Sous le rapport de la dérivation et de l'affinité des langues, on distingue les langues mères, les langues filles et les langues soeurs. Par exemple, les langues romanes, c'est-à-dire le français, l'italien, l'espagnol, le provençal; sont des langues filles de la langue latine, et forment entre elles des langues soeurs. Dans ses rapports avec les langues romanes la langue latine est une langue mère, et une langue soeur à l'égard de la langue grecque.

On appelle langues vivantes celles qui servent encore aujourd'hui à des nations tout entières pour leurs relations orales et écrites, et qui par conséquent sont sujettes à de nombreuses modifications. Les langues mortes, au contraire, sont celles qui ont disparu de l'usage de la vie quotidienne, qui n'existent plus que dans des ouvrages, et demeurent par conséquent isolées et en quelque sorte immuables, telles que l'ancienne langue hébraïque, le grec ancien, le latin et le sanscrit. Quand les langues mortes sont étudiées et employées de préférence par les savants dans un but philologique, on les nomme langues savantes. Les langues anciennes ou classiques sont, dans une acception plus restreinte, le grec ancien et le latin. Les langues sacrées ou ecclésiastiques sont celles qui, après avoir disparu de l'usage de la vie commune, sont demeurées à l'usage du culte.

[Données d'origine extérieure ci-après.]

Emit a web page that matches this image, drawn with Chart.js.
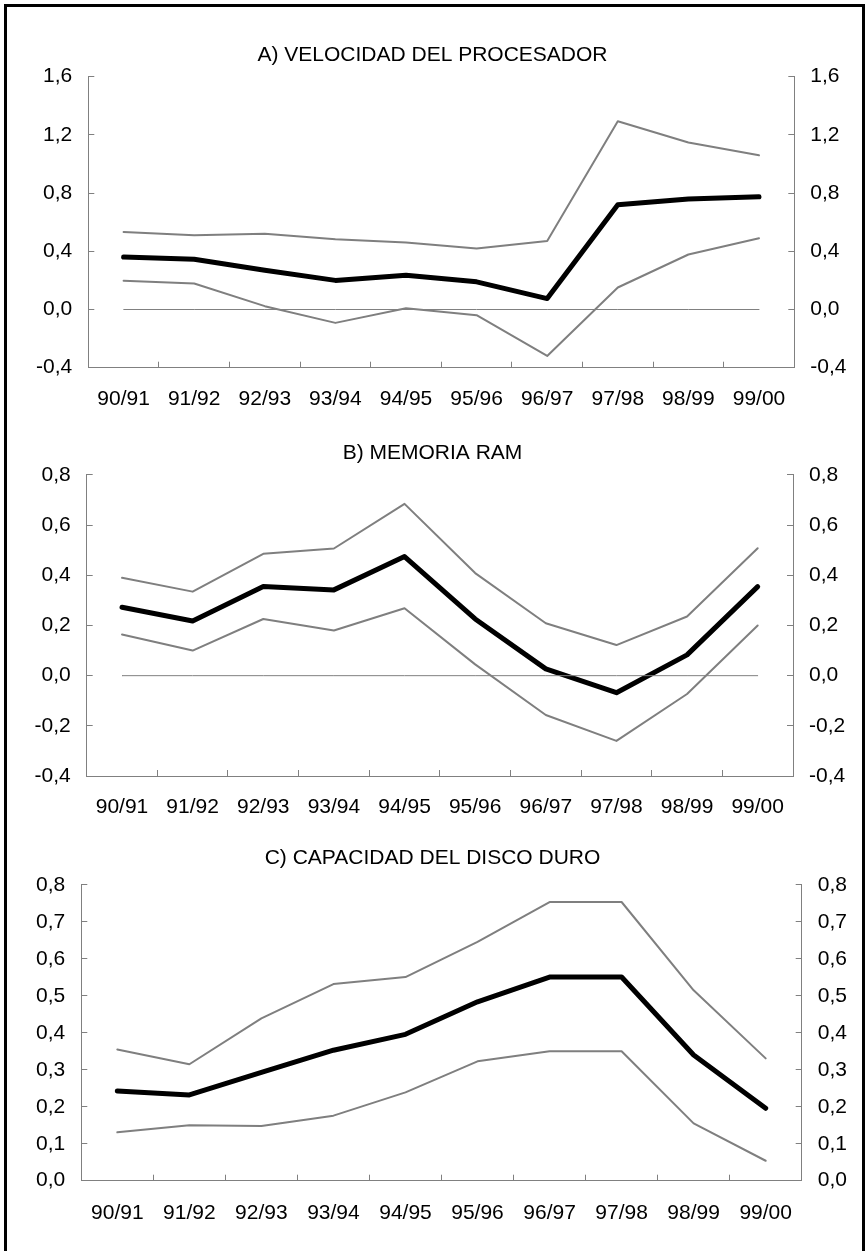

Voici comment on classe aujourd'hui les langues les plus importantes répandues sur la surface du globe.

LANGUES DE L'EUROPE ET DE L'ASIE CONTINENTALE.

A. Langues fléchissantes. Les langues à flexions, évidemment originaires de l'Asie, et ne composant que deux grandes familles, présentent le développement grammatical le plus complet. Aussi les peuples auxquels elles appartiennent ont-ils été et sont-ils toujours les représentants par excellence de la civilisation et de l'histoire de l'humanité. Mais d'un autre côté la réaction de cette activité historique et de ce travail intellectuel explique la dégénérescence et la décomposition qui apparaissent dans les formes de ces langues. Elles ont pour la plupart de riches et antiques littératures; ce sont celles qui ont été l'objet des études scientifiques les plus longues et les plus approfondies, celles par conséquent qu'on connaît le mieux.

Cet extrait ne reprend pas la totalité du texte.